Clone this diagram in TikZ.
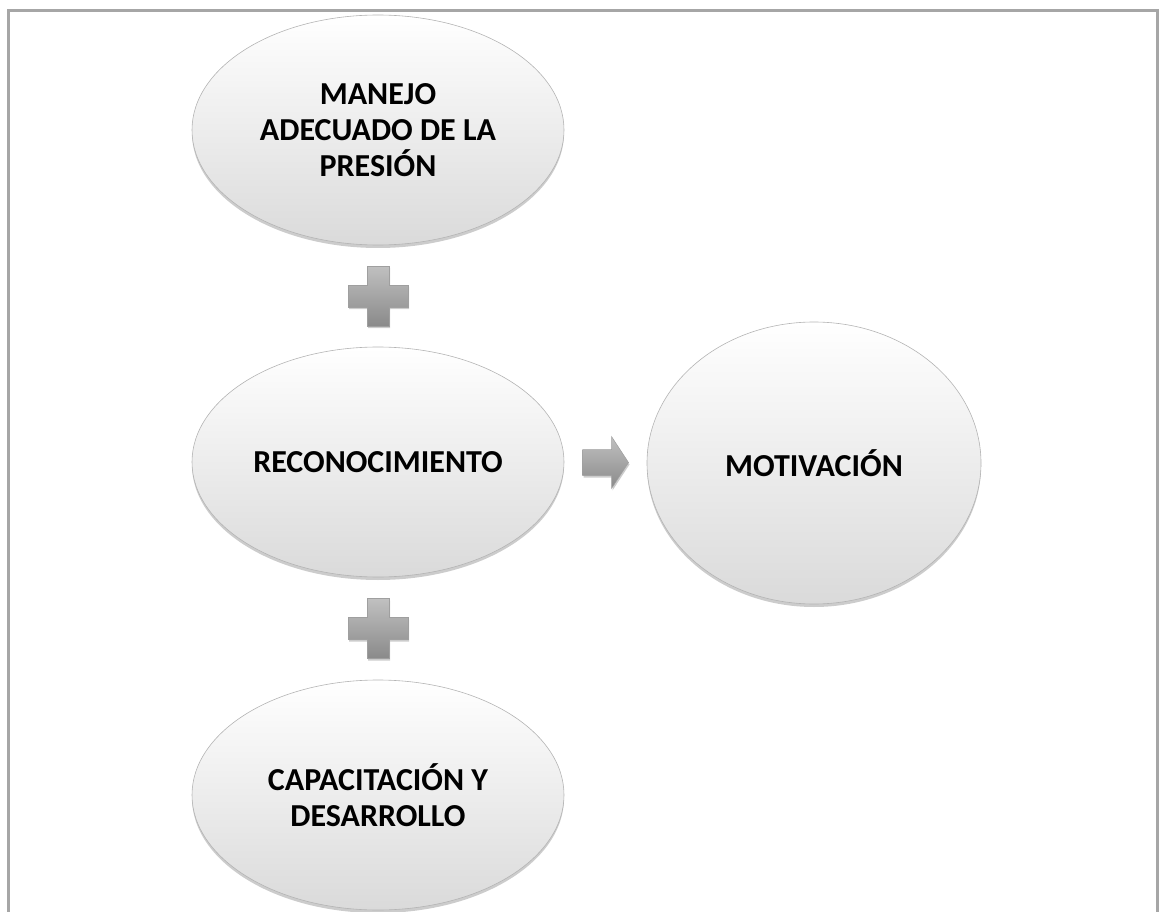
\documentclass[tikz,border=0pt]{standalone}
\usepackage{fontspec}
\setmainfont{Carlito}
\usepackage{xcolor}
\usetikzlibrary{shapes.geometric,shadows,calc}

\definecolor{framegray}{HTML}{A6A6A6}
\definecolor{ovalline}{HTML}{B4B4B4}
\definecolor{ovalmid}{HTML}{F8F8F8}
\definecolor{ovalbottom}{HTML}{DADADA}
\definecolor{symtop}{HTML}{C0C0C0}
\definecolor{symbottom}{HTML}{8A8A8A}

\tikzset{
  oval/.style={ellipse, draw=ovalline, line width=0.6pt, top color=white, middle color=ovalmid,
    bottom color=ovalbottom, minimum width=372pt, minimum height=230pt, align=center, inner sep=0pt,
    font=\fontsize{32}{36}\selectfont\bfseries,
    drop shadow={shadow xshift=0pt, shadow yshift=-3pt, opacity=0.4, fill=gray}},
  symb/.style={draw=gray!75, line width=0.5pt, top color=symtop, bottom color=symbottom,
    drop shadow={shadow xshift=1pt, shadow yshift=-2pt, opacity=0.2, fill=black}}
}

\begin{document}
\begin{tikzpicture}[x=1pt,y=-1pt]
    \useasboundingbox (0,0) rectangle (1162,912);
    % Frame
    \draw[framegray, line width=3pt] (8,912) -- (8,11) -- (1157,11) -- (1157,912);
    % Ovals
    \node[oval] (manejo) at (378,130) {MANEJO\\ADECUADO DE LA\\PRESIÓN};
    \node[oval] (reconoc) at (378,462) {RECONOCIMIENTO};
    \node[oval] (capacit) at (378,795) {CAPACITACIÓN Y\\DESARROLLO};
    \node[oval, minimum width=334pt, minimum height=282pt] (motiv) at (814,463) {MOTIVACIÓN};
    % Plus signs
    \coordinate (plusA) at ($(manejo)!0.5!(reconoc)$);
    \coordinate (plusB) at ($(reconoc)!0.5!(capacit)$);
    \foreach \c in {plusA,plusB}
        \draw[symb, shift={(\c)}] (-11,-30) -- (11,-30) -- (11,-11) -- (30,-11) -- (30,11)
            -- (11,11) -- (11,30) -- (-11,30) -- (-11,11) -- (-30,11) -- (-30,-11) -- (-11,-11) -- cycle;
    % Arrow
    \coordinate (arr) at ($(reconoc.east)!0.5!(motiv.west)$);
    \draw[symb, shift={(arr)}] (-23,-13) -- (6,-13) -- (6,-26) -- (23,0) -- (6,26) -- (6,13) -- (-23,13) -- cycle;
\end{tikzpicture}
\end{document}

____________________

Output the lines above in full and exactly as given, omitting any pictures.

* Written reply:
Clone this diagram in TikZ.
\documentclass[tikz,border=0pt]{standalone}
\usepackage{fontspec}
\setmainfont{Carlito}
\usepackage{xcolor}
\usetikzlibrary{shapes.geometric,shadows,calc}

\definecolor{framegray}{HTML}{A6A6A6}
\definecolor{ovalline}{HTML}{B4B4B4}
\definecolor{ovalmid}{HTML}{F8F8F8}
\definecolor{ovalbottom}{HTML}{DADADA}
\definecolor{symtop}{HTML}{C0C0C0}
\definecolor{symbottom}{HTML}{8A8A8A}

\tikzset{
  oval/.style={ellipse, draw=ovalline, line width=0.6pt, top color=white, middle color=ovalmid,
    bottom color=ovalbottom, minimum width=372pt, minimum height=230pt, align=center, inner sep=0pt,
    font=\fontsize{32}{36}\selectfont\bfseries,
    drop shadow={shadow xshift=0pt, shadow yshift=-3pt, opacity=0.4, fill=gray}},
  symb/.style={draw=gray!75, line width=0.5pt, top color=symtop, bottom color=symbottom,
    drop shadow={shadow xshift=1pt, shadow yshift=-2pt, opacity=0.2, fill=black}}
}

\begin{document}
\begin{tikzpicture}[x=1pt,y=-1pt]
    \useasboundingbox (0,0) rectangle (1162,912);
    % Frame
    \draw[framegray, line width=3pt] (8,912) -- (8,11) -- (1157,11) -- (1157,912);
    % Ovals
    \node[oval] (manejo) at (378,130) {MANEJO\\ADECUADO DE LA\\PRESIÓN};
    \node[oval] (reconoc) at (378,462) {RECONOCIMIENTO};
    \node[oval] (capacit) at (378,795) {CAPACITACIÓN Y\\DESARROLLO};
    \node[oval, minimum width=334pt, minimum height=282pt] (motiv) at (814,463) {MOTIVACIÓN};
    % Plus signs
    \coordinate (plusA) at ($(manejo)!0.5!(reconoc)$);
    \coordinate (plusB) at ($(reconoc)!0.5!(capacit)$);
    \foreach \c in {plusA,plusB}
        \draw[symb, shift={(\c)}] (-11,-30) -- (11,-30) -- (11,-11) -- (30,-11) -- (30,11)
            -- (11,11) -- (11,30) -- (-11,30) -- (-11,11) -- (-30,11) -- (-30,-11) -- (-11,-11) -- cycle;
    % Arrow
    \coordinate (arr) at ($(reconoc.east)!0.5!(motiv.west)$);
    \draw[symb, shift={(arr)}] (-23,-13) -- (6,-13) -- (6,-26) -- (23,0) -- (6,26) -- (6,13) -- (-23,13) -- cycle;
\end{tikzpicture}
\end{document}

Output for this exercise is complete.